▸ Written instruction:
Within the records below, reproduce without change the lines from the line that has "Rebuild this diagram" through the line that has "(dt.east -| c2);", and only those.

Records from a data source

* * *

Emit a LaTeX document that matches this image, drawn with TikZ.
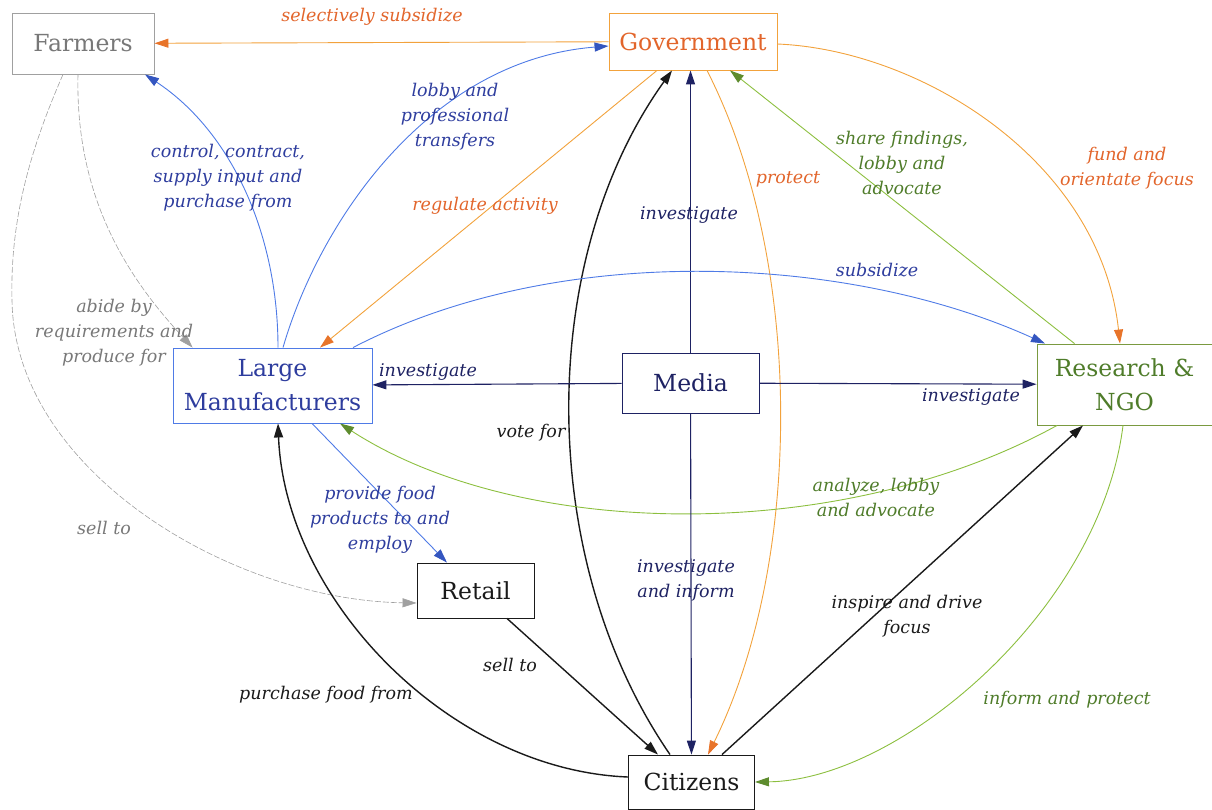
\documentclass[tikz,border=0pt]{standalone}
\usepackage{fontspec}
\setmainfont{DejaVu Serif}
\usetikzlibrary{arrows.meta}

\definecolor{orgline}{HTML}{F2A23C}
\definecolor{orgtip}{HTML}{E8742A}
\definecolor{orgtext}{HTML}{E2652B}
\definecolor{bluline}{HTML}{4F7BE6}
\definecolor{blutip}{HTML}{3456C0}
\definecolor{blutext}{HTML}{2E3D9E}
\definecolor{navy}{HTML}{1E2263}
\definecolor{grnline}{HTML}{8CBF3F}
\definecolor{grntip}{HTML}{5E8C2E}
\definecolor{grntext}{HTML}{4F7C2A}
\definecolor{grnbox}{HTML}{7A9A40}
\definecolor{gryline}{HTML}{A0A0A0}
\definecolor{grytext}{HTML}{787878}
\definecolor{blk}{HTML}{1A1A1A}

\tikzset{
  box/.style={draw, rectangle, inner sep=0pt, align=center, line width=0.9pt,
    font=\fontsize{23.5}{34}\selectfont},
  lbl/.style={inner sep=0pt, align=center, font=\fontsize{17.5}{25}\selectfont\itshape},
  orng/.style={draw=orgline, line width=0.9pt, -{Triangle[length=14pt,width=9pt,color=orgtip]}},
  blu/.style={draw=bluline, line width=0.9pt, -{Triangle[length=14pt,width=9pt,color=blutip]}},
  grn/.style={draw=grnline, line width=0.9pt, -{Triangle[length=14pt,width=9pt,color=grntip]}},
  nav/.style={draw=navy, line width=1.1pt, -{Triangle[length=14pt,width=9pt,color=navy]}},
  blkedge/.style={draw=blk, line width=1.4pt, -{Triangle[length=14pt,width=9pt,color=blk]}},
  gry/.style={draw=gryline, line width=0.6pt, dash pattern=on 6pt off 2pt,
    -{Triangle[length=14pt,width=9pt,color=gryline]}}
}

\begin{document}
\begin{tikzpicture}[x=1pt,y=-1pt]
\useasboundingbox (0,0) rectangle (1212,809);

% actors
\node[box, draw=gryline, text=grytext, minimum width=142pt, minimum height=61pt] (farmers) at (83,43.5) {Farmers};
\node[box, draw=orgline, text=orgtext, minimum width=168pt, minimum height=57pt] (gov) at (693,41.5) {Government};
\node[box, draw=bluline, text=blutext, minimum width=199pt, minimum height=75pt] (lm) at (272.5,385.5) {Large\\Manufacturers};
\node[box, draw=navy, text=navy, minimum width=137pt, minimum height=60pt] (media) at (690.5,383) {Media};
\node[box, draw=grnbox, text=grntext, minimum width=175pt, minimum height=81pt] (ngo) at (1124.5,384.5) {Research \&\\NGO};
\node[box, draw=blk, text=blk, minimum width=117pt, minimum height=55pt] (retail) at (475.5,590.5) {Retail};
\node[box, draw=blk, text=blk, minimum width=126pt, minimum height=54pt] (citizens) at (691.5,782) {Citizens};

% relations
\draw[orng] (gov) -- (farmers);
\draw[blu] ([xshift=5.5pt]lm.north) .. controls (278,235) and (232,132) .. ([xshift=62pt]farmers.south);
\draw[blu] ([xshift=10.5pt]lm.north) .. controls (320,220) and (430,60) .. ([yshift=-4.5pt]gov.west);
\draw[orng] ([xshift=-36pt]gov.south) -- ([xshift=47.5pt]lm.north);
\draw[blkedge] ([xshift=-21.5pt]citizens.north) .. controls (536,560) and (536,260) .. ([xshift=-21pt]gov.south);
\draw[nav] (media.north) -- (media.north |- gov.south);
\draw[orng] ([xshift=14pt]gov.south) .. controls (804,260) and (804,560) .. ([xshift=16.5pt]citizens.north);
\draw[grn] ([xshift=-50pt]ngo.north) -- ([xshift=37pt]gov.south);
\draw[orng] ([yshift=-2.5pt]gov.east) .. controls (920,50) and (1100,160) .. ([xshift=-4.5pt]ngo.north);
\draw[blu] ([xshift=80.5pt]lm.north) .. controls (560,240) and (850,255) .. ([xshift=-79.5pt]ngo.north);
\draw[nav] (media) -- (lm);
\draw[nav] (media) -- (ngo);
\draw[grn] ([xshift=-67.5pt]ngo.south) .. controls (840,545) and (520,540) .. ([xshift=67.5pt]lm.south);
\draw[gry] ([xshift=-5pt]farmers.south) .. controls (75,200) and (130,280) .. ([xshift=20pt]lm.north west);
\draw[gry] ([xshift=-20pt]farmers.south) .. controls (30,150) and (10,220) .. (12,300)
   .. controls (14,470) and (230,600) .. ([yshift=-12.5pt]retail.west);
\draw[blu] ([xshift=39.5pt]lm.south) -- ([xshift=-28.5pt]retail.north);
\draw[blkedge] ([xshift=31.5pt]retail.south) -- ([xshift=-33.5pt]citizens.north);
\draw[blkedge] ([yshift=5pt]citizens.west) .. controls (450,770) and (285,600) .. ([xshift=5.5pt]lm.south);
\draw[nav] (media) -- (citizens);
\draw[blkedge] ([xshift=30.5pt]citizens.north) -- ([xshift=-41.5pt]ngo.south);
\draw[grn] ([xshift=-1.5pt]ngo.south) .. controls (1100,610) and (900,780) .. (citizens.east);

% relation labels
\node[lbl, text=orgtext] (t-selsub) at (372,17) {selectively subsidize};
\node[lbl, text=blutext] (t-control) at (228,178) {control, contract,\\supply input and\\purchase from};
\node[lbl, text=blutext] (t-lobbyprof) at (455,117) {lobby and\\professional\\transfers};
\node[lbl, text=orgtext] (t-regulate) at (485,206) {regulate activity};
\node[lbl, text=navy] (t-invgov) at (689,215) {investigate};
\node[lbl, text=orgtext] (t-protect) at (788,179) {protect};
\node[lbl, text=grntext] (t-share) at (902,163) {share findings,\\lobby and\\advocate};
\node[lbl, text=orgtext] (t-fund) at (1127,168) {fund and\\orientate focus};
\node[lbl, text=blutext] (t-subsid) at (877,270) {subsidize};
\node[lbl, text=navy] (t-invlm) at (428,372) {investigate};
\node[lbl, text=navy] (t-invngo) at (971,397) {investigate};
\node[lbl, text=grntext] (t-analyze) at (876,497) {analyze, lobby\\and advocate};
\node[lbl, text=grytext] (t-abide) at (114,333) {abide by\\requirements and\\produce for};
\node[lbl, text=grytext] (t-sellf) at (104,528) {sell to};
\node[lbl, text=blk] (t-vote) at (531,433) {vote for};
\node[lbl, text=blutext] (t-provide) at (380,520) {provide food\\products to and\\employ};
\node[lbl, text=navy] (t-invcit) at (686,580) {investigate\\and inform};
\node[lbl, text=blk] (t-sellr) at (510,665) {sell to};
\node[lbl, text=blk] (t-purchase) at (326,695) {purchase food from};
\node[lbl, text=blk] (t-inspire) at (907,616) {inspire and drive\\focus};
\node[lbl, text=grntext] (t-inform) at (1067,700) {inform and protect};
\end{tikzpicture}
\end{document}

* * *

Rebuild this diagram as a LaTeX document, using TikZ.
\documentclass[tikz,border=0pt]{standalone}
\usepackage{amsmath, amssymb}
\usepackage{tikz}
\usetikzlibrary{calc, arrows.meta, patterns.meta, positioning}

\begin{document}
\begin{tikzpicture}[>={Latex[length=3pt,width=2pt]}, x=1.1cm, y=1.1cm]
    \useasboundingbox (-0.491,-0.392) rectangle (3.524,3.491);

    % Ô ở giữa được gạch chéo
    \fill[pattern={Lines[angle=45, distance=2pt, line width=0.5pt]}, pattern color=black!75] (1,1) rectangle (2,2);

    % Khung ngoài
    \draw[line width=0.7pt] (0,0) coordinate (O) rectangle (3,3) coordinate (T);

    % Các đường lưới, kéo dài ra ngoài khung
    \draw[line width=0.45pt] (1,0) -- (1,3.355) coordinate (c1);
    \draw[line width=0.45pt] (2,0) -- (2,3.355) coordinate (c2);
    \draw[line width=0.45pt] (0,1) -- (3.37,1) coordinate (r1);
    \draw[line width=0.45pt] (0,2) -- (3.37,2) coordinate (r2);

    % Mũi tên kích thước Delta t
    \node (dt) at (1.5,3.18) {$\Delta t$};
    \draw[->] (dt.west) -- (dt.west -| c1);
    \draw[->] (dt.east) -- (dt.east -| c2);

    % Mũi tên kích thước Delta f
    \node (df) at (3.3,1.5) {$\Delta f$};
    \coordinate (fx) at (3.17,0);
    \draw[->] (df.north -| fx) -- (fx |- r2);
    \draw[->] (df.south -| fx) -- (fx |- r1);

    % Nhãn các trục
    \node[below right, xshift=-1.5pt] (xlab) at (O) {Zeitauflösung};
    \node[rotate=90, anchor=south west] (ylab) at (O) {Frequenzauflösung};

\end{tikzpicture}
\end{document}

* * *

▸ Full solution:
Rebuild this diagram as a LaTeX document, using TikZ.
\documentclass[tikz,border=0pt]{standalone}
\usepackage{amsmath, amssymb}
\usepackage{tikz}
\usetikzlibrary{calc, arrows.meta, patterns.meta, positioning}

\begin{document}
\begin{tikzpicture}[>={Latex[length=3pt,width=2pt]}, x=1.1cm, y=1.1cm]
    \useasboundingbox (-0.491,-0.392) rectangle (3.524,3.491);

    % Ô ở giữa được gạch chéo
    \fill[pattern={Lines[angle=45, distance=2pt, line width=0.5pt]}, pattern color=black!75] (1,1) rectangle (2,2);

    % Khung ngoài
    \draw[line width=0.7pt] (0,0) coordinate (O) rectangle (3,3) coordinate (T);

    % Các đường lưới, kéo dài ra ngoài khung
    \draw[line width=0.45pt] (1,0) -- (1,3.355) coordinate (c1);
    \draw[line width=0.45pt] (2,0) -- (2,3.355) coordinate (c2);
    \draw[line width=0.45pt] (0,1) -- (3.37,1) coordinate (r1);
    \draw[line width=0.45pt] (0,2) -- (3.37,2) coordinate (r2);

    % Mũi tên kích thước Delta t
    \node (dt) at (1.5,3.18) {$\Delta t$};
    \draw[->] (dt.west) -- (dt.west -| c1);
    \draw[->] (dt.east) -- (dt.east -| c2);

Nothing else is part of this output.